_WHAT YOU HAVE TO DO_: Output all the entries word for word. Omit the pictures.

________________________

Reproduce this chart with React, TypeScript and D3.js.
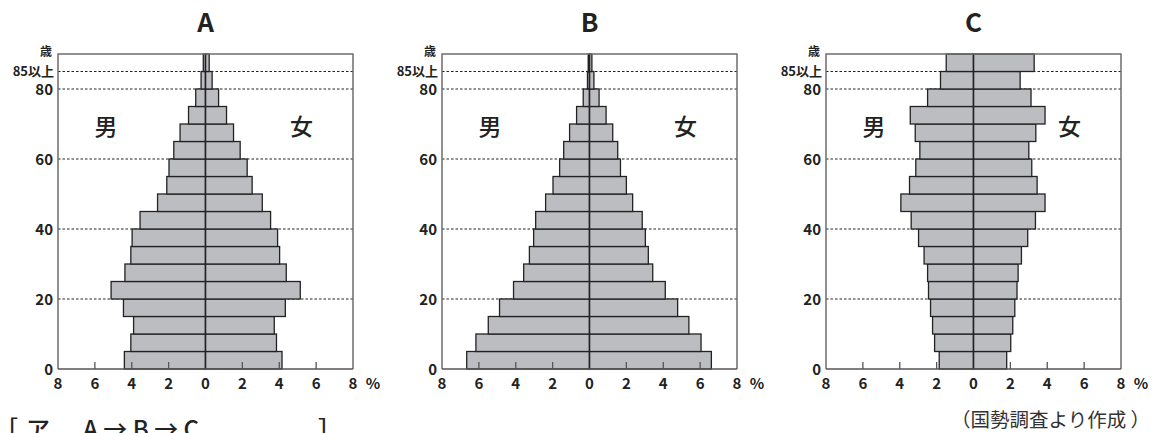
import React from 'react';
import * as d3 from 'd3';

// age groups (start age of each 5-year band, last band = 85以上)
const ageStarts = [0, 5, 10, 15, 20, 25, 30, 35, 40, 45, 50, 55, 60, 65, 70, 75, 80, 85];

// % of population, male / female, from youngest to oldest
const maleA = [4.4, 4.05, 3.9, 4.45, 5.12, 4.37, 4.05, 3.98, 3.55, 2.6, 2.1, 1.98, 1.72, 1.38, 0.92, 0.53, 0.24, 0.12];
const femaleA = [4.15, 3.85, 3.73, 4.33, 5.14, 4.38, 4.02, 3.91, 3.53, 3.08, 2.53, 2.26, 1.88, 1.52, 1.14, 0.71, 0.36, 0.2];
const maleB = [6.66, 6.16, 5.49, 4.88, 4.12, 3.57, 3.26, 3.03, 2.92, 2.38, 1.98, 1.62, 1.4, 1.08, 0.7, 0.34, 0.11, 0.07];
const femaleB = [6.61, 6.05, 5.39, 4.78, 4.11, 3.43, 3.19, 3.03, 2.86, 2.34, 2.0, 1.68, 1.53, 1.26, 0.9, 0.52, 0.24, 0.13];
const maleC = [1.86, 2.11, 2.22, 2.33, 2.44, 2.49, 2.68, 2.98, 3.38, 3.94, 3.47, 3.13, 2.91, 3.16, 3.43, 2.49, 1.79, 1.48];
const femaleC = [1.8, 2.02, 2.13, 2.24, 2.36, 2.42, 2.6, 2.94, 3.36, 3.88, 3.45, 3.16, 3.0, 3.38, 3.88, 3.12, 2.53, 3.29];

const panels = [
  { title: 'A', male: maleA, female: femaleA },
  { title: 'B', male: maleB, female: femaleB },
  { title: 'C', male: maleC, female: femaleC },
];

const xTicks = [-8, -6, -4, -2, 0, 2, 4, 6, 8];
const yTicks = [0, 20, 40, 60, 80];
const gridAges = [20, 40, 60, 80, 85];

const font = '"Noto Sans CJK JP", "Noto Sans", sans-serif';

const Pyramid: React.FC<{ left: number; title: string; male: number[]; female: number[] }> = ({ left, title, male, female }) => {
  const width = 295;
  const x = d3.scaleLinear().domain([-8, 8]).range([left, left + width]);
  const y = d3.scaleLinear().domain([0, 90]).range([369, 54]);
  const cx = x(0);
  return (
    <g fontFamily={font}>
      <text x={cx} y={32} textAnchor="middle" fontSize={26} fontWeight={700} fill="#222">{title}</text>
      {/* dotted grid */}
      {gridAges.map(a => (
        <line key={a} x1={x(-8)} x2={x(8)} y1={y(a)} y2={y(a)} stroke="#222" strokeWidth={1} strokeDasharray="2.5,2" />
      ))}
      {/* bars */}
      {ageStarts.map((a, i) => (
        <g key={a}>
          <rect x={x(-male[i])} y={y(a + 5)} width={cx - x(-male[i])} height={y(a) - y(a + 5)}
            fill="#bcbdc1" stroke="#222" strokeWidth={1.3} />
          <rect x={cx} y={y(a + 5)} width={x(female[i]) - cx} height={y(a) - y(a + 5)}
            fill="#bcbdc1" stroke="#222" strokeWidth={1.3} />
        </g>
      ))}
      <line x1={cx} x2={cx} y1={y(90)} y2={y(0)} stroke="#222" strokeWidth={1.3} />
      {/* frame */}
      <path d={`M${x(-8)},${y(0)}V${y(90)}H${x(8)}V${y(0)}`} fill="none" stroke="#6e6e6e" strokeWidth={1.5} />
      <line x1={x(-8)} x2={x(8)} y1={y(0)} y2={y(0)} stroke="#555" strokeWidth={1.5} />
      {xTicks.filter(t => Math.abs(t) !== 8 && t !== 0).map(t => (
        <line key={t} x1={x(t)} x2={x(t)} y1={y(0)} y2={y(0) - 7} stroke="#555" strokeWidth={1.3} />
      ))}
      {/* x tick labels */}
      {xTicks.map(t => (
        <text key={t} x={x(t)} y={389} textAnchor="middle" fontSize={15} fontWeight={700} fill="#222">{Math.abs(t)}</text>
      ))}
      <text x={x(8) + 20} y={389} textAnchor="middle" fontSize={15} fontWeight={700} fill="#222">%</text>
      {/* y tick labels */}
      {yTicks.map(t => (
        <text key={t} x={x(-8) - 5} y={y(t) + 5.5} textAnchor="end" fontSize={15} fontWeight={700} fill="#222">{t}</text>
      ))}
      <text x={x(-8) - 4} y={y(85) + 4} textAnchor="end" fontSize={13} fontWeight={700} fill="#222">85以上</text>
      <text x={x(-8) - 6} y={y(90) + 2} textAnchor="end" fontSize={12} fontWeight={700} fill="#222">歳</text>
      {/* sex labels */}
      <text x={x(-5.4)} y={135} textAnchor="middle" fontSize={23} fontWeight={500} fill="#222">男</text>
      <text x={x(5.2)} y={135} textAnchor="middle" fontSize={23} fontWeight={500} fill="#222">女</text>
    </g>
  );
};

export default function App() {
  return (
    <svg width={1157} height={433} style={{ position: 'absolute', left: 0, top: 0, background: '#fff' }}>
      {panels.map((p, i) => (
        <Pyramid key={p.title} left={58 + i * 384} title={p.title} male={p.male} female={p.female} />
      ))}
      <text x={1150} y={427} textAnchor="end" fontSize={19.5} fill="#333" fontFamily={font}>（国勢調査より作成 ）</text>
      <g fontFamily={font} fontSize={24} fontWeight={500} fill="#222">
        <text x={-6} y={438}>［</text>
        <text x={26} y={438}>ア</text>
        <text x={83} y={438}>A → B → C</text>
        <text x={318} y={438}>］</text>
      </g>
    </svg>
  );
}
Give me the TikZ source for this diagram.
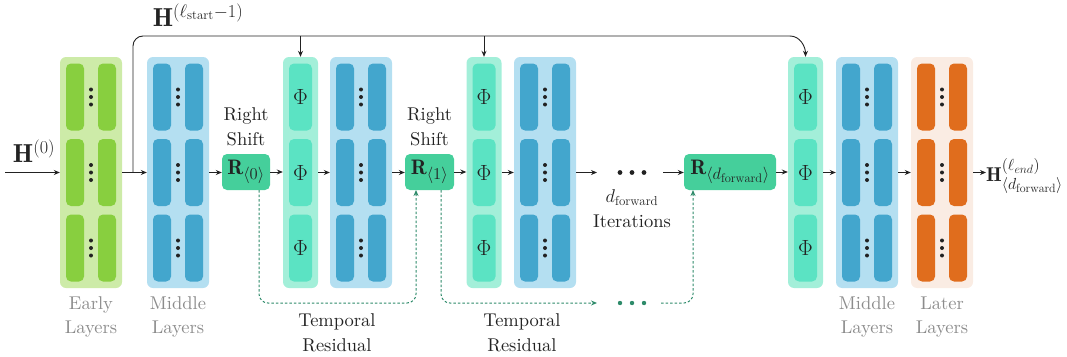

________________________

_TASK OUTPUT_:
Reproduce this chart with React, TypeScript and D3.js.
import React from 'react';
import * as d3 from 'd3';

// age groups (start age of each 5-year band, last band = 85以上)
const ageStarts = [0, 5, 10, 15, 20, 25, 30, 35, 40, 45, 50, 55, 60, 65, 70, 75, 80, 85];

// % of population, male / female, from youngest to oldest
const maleA = [4.4, 4.05, 3.9, 4.45, 5.12, 4.37, 4.05, 3.98, 3.55, 2.6, 2.1, 1.98, 1.72, 1.38, 0.92, 0.53, 0.24, 0.12];
const femaleA = [4.15, 3.85, 3.73, 4.33, 5.14, 4.38, 4.02, 3.91, 3.53, 3.08, 2.53, 2.26, 1.88, 1.52, 1.14, 0.71, 0.36, 0.2];
const maleB = [6.66, 6.16, 5.49, 4.88, 4.12, 3.57, 3.26, 3.03, 2.92, 2.38, 1.98, 1.62, 1.4, 1.08, 0.7, 0.34, 0.11, 0.07];
const femaleB = [6.61, 6.05, 5.39, 4.78, 4.11, 3.43, 3.19, 3.03, 2.86, 2.34, 2.0, 1.68, 1.53, 1.26, 0.9, 0.52, 0.24, 0.13];
const maleC = [1.86, 2.11, 2.22, 2.33, 2.44, 2.49, 2.68, 2.98, 3.38, 3.94, 3.47, 3.13, 2.91, 3.16, 3.43, 2.49, 1.79, 1.48];
const femaleC = [1.8, 2.02, 2.13, 2.24, 2.36, 2.42, 2.6, 2.94, 3.36, 3.88, 3.45, 3.16, 3.0, 3.38, 3.88, 3.12, 2.53, 3.29];

const panels = [
  { title: 'A', male: maleA, female: femaleA },
  { title: 'B', male: maleB, female: femaleB },
  { title: 'C', male: maleC, female: femaleC },
];

const xTicks = [-8, -6, -4, -2, 0, 2, 4, 6, 8];
const yTicks = [0, 20, 40, 60, 80];
const gridAges = [20, 40, 60, 80, 85];

const font = '"Noto Sans CJK JP", "Noto Sans", sans-serif';

const Pyramid: React.FC<{ left: number; title: string; male: number[]; female: number[] }> = ({ left, title, male, female }) => {
  const width = 295;
  const x = d3.scaleLinear().domain([-8, 8]).range([left, left + width]);
  const y = d3.scaleLinear().domain([0, 90]).range([369, 54]);
  const cx = x(0);
  return (
    <g fontFamily={font}>
      <text x={cx} y={32} textAnchor="middle" fontSize={26} fontWeight={700} fill="#222">{title}</text>
      {/* dotted grid */}
      {gridAges.map(a => (
        <line key={a} x1={x(-8)} x2={x(8)} y1={y(a)} y2={y(a)} stroke="#222" strokeWidth={1} strokeDasharray="2.5,2" />
      ))}
      {/* bars */}
      {ageStarts.map((a, i) => (
        <g key={a}>
          <rect x={x(-male[i])} y={y(a + 5)} width={cx - x(-male[i])} height={y(a) - y(a + 5)}
            fill="#bcbdc1" stroke="#222" strokeWidth={1.3} />
          <rect x={cx} y={y(a + 5)} width={x(female[i]) - cx} height={y(a) - y(a + 5)}
            fill="#bcbdc1" stroke="#222" strokeWidth={1.3} />
        </g>
      ))}
      <line x1={cx} x2={cx} y1={y(90)} y2={y(0)} stroke="#222" strokeWidth={1.3} />
      {/* frame */}
      <path d={`M${x(-8)},${y(0)}V${y(90)}H${x(8)}V${y(0)}`} fill="none" stroke="#6e6e6e" strokeWidth={1.5} />
      <line x1={x(-8)} x2={x(8)} y1={y(0)} y2={y(0)} stroke="#555" strokeWidth={1.5} />
      {xTicks.filter(t => Math.abs(t) !== 8 && t !== 0).map(t => (
        <line key={t} x1={x(t)} x2={x(t)} y1={y(0)} y2={y(0) - 7} stroke="#555" strokeWidth={1.3} />
      ))}
      {/* x tick labels */}
      {xTicks.map(t => (
        <text key={t} x={x(t)} y={389} textAnchor="middle" fontSize={15} fontWeight={700} fill="#222">{Math.abs(t)}</text>
      ))}
      <text x={x(8) + 20} y={389} textAnchor="middle" fontSize={15} fontWeight={700} fill="#222">%</text>
      {/* y tick labels */}
      {yTicks.map(t => (
        <text key={t} x={x(-8) - 5} y={y(t) + 5.5} textAnchor="end" fontSize={15} fontWeight={700} fill="#222">{t}</text>
      ))}
      <text x={x(-8) - 4} y={y(85) + 4} textAnchor="end" fontSize={13} fontWeight={700} fill="#222">85以上</text>
      <text x={x(-8) - 6} y={y(90) + 2} textAnchor="end" fontSize={12} fontWeight={700} fill="#222">歳</text>
      {/* sex labels */}
      <text x={x(-5.4)} y={135} textAnchor="middle" fontSize={23} fontWeight={500} fill="#222">男</text>
      <text x={x(5.2)} y={135} textAnchor="middle" fontSize={23} fontWeight={500} fill="#222">女</text>
    </g>
  );
};

export default function App() {
  return (
    <svg width={1157} height={433} style={{ position: 'absolute', left: 0, top: 0, background: '#fff' }}>
      {panels.map((p, i) => (
        <Pyramid key={p.title} left={58 + i * 384} title={p.title} male={p.male} female={p.female} />
      ))}
      <text x={1150} y={427} textAnchor="end" fontSize={19.5} fill="#333" fontFamily={font}>（国勢調査より作成 ）</text>
      <g fontFamily={font} fontSize={24} fontWeight={500} fill="#222">
        <text x={-6} y={438}>［</text>
        <text x={26} y={438}>ア</text>
        <text x={83} y={438}>A → B → C</text>
        <text x={318} y={438}>］</text>
      </g>
    </svg>
  );
}
Give me the TikZ source for this diagram.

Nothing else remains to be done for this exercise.